EXERCISE GOAL
Show every line below where "page" can be found.

DATA IN THIS EXERCISE
┌────────
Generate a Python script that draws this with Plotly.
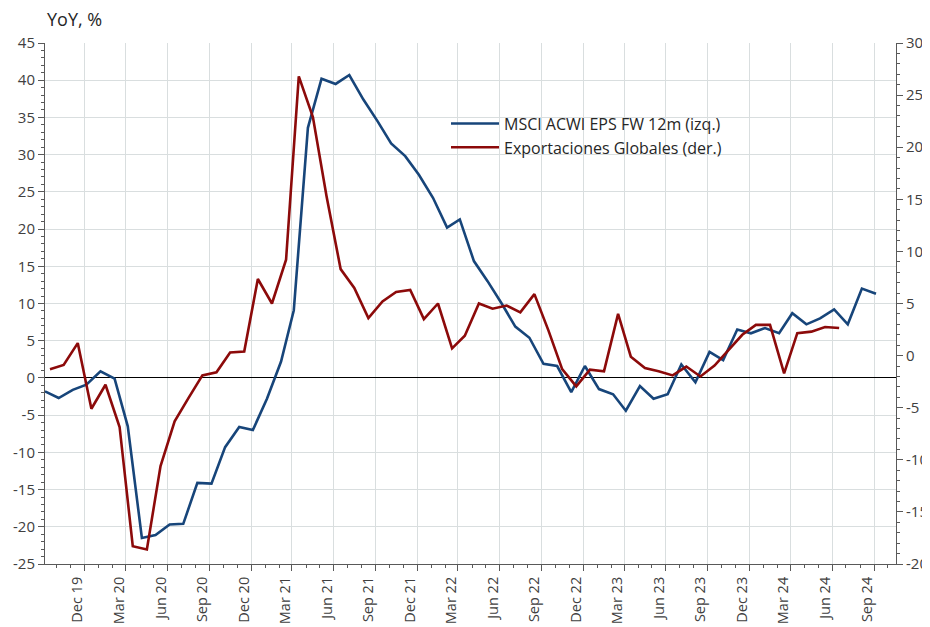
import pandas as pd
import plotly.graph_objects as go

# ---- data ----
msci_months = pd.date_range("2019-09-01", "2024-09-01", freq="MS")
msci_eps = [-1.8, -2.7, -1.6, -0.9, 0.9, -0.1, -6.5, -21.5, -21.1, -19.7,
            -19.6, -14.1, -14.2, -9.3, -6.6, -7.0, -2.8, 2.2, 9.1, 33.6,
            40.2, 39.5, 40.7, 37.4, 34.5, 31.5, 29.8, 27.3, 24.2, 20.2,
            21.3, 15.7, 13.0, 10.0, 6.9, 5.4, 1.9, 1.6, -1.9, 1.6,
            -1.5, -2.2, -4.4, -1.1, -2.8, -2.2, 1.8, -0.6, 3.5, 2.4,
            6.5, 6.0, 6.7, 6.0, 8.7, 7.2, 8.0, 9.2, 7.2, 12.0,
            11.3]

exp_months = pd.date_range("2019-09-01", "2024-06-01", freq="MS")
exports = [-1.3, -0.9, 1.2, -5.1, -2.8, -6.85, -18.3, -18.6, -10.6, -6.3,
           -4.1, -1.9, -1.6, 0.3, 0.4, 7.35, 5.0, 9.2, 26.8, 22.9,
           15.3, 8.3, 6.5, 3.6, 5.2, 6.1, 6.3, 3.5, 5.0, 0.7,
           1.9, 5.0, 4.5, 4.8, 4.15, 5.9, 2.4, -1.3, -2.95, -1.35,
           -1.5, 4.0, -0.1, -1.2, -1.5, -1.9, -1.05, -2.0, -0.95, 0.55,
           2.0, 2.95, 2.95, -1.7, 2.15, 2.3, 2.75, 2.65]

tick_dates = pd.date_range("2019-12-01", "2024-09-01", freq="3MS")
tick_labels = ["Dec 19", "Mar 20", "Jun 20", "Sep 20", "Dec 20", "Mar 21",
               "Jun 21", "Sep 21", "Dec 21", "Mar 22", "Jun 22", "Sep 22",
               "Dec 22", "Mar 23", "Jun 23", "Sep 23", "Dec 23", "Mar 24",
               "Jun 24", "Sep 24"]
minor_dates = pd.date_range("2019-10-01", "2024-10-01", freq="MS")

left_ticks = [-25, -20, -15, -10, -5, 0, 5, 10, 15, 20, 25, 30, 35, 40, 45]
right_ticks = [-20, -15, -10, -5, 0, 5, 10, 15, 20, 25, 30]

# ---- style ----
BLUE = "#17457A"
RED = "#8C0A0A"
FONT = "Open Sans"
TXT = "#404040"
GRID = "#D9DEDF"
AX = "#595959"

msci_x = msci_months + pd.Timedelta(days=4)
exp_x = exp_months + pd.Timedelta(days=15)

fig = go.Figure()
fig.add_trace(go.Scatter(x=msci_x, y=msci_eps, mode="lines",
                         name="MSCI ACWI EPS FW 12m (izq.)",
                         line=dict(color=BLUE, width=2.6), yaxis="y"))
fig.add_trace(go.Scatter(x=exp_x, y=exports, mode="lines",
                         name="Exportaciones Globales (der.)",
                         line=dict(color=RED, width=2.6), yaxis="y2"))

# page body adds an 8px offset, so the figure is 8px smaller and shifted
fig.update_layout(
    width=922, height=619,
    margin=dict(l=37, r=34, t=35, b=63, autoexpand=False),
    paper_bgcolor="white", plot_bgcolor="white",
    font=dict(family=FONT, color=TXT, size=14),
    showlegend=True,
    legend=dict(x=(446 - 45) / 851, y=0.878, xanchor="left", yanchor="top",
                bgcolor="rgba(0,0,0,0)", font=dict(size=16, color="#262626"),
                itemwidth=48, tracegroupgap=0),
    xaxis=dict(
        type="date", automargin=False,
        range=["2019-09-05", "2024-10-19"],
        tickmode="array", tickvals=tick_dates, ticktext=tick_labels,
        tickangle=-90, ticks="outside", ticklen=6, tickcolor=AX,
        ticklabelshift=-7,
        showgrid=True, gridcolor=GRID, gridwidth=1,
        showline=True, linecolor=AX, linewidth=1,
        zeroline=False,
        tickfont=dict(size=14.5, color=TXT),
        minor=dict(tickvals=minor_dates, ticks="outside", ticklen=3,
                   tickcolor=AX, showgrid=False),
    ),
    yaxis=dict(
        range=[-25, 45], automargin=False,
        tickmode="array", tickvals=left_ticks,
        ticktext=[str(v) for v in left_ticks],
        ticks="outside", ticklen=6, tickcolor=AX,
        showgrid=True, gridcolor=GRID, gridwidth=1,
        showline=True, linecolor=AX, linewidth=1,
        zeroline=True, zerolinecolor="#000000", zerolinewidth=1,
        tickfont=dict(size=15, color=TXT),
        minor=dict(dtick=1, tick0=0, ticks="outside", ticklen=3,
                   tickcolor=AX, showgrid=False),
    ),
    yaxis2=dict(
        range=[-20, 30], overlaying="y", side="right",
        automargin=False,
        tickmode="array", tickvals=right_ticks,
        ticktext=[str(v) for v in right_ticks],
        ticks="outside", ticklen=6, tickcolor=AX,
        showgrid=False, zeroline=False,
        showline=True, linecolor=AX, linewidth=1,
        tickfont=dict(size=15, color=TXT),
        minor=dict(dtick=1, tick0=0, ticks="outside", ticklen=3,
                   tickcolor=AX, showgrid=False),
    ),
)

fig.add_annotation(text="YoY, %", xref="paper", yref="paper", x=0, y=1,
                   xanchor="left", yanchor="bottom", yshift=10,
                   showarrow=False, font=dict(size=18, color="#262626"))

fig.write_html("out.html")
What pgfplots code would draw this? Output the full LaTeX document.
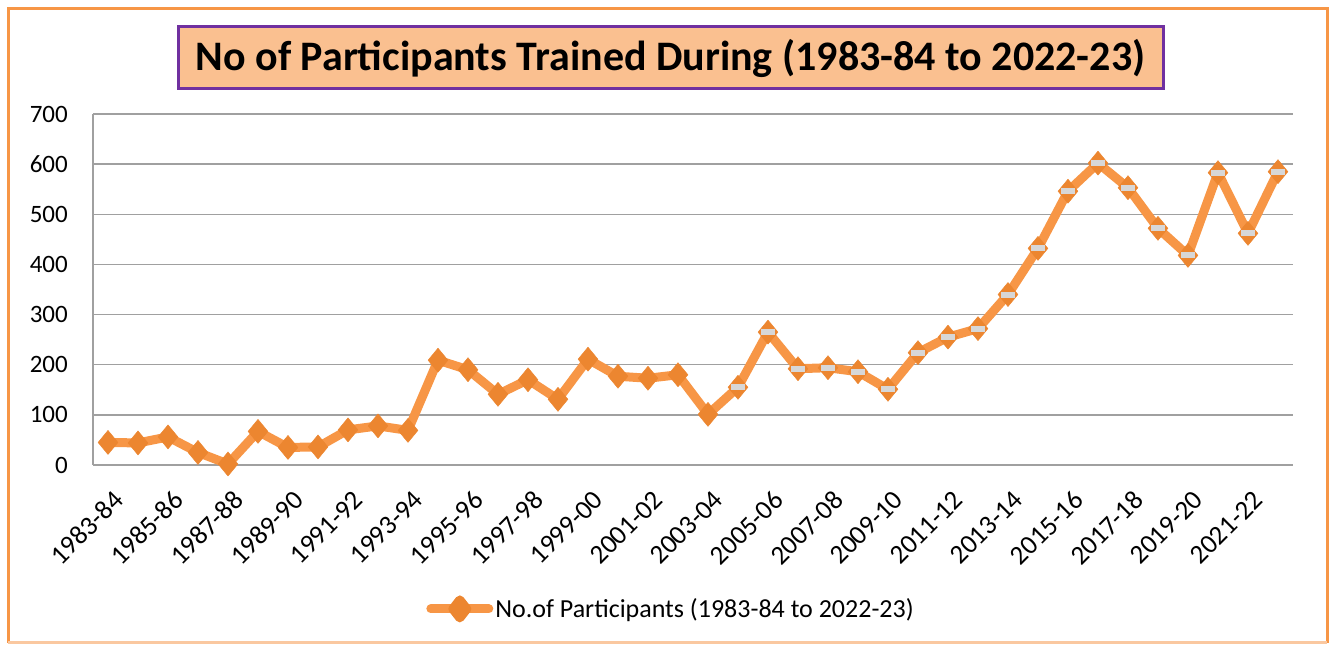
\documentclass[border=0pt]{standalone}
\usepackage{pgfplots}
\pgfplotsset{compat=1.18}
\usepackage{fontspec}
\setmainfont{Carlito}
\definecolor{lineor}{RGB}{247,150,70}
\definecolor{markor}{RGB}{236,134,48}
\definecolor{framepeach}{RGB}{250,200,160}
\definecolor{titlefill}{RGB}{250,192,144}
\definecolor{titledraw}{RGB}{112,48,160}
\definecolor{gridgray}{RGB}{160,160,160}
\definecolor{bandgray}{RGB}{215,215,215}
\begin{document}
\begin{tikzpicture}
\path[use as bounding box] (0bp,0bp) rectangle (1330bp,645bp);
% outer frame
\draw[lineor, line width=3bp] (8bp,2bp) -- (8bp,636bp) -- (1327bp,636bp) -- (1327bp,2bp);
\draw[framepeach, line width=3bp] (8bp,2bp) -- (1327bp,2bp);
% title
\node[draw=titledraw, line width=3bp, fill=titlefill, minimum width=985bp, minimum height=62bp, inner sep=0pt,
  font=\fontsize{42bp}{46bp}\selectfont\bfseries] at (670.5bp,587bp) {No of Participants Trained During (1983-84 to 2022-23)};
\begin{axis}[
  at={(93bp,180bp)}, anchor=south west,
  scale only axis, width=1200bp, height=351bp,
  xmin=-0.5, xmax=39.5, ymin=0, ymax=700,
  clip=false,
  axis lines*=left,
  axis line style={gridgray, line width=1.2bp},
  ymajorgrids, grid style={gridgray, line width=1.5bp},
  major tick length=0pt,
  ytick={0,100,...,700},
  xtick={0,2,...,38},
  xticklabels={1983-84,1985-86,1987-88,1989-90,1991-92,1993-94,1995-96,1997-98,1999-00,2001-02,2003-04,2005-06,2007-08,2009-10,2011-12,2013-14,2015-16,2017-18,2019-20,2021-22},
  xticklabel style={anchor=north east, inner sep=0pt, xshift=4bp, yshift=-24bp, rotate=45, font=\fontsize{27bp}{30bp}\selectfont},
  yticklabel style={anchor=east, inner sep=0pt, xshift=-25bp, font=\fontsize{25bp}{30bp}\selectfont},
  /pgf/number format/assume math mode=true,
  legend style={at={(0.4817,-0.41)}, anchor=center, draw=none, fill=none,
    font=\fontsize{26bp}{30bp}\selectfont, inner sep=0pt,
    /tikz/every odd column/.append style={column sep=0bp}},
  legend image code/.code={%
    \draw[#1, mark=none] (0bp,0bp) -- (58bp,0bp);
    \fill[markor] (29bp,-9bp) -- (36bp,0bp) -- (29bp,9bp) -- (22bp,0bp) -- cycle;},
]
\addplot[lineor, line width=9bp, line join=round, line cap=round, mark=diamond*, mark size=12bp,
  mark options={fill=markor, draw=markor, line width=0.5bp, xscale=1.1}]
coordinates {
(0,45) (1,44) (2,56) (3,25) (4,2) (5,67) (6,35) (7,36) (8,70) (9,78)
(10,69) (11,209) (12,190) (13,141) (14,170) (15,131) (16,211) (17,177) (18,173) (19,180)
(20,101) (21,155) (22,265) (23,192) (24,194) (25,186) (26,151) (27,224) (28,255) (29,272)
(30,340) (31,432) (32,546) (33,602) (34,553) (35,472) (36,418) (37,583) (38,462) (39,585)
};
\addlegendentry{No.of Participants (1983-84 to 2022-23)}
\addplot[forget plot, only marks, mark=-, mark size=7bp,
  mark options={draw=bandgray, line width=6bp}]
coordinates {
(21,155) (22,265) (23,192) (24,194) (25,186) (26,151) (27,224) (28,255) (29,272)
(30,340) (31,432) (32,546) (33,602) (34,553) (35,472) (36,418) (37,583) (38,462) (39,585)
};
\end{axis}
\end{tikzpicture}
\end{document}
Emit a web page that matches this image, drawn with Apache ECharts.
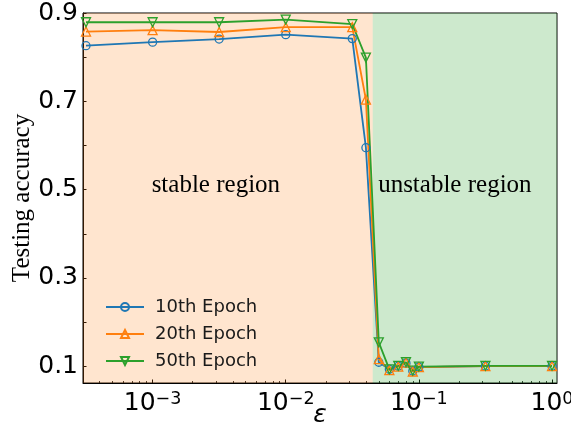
└────────
EXERCISE OUTPUT
# page body adds an 8px offset, so the figure is 8px smaller and shifted
Emit a web page that matches this image, drawn with Apache ECharts.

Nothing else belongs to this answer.